Chapter 7
Summarizing It All
IN THIS CHAPTER
Working with things great and small
Understanding symmetry, peaks, and plateaus
Experiencing special moments
Finding frequencies
Getting descriptive
The measures of central tendency and variability that I discuss in earlier chapters aren’t the only ways of summarizing a set of scores. These measures are a subset of descriptive statistics. Some descriptive statistics — like maximum, minimum, and range — are easy to understand. Some — like skewness and kurtosis — are not.
This chapter covers descriptive statistics and shows you how to calculate them in R.
How Many?
Perhaps the fundamental descriptive statistic is the number of scores in a set of data.

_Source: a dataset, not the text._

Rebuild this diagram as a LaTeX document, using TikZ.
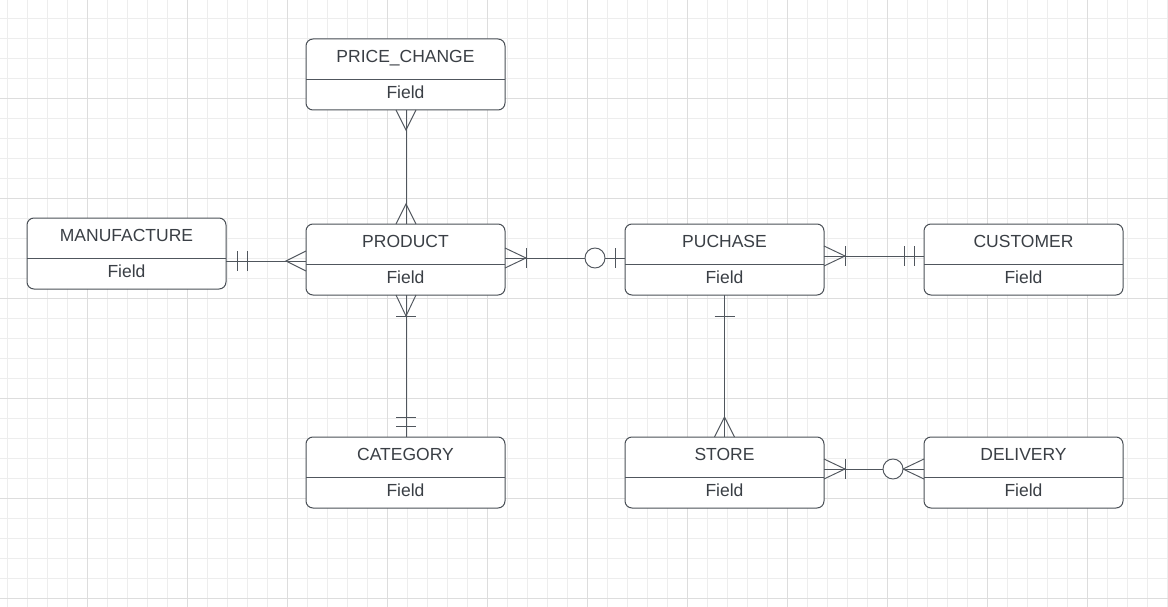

In earlier chapters, I work with length(), the R function that calculates this number. As in earlier chapters, I work with the Cars93 data frame, which is in the MASS package. (If it isn’t selected, click the check box next to MASS on the Packages tab.)
Cars93 holds data on 27 variables for 93 cars available in 1993. What happens when you apply length() to the data frame?
> length(Cars93)
[1] 27
So length() returns the number of variables in the data frame. The function ncol() does the same thing:
> ncol(Cars93)
[1] 27
I already know the number of cases (rows) in the data frame, but if I had to find that number, nrow() would get it done:
> nrow(Cars93)
[1] 93
If you want to know how many cases in the data frame meet a particular condition — like how many cars originated in the USA — you have to take into account the way R treats conditions: R attaches the label “TRUE” to cases that meet a condition, and “FALSE” to cases that don’t. Also, R assigns the value 1 to “TRUE” and 0 to “FALSE.”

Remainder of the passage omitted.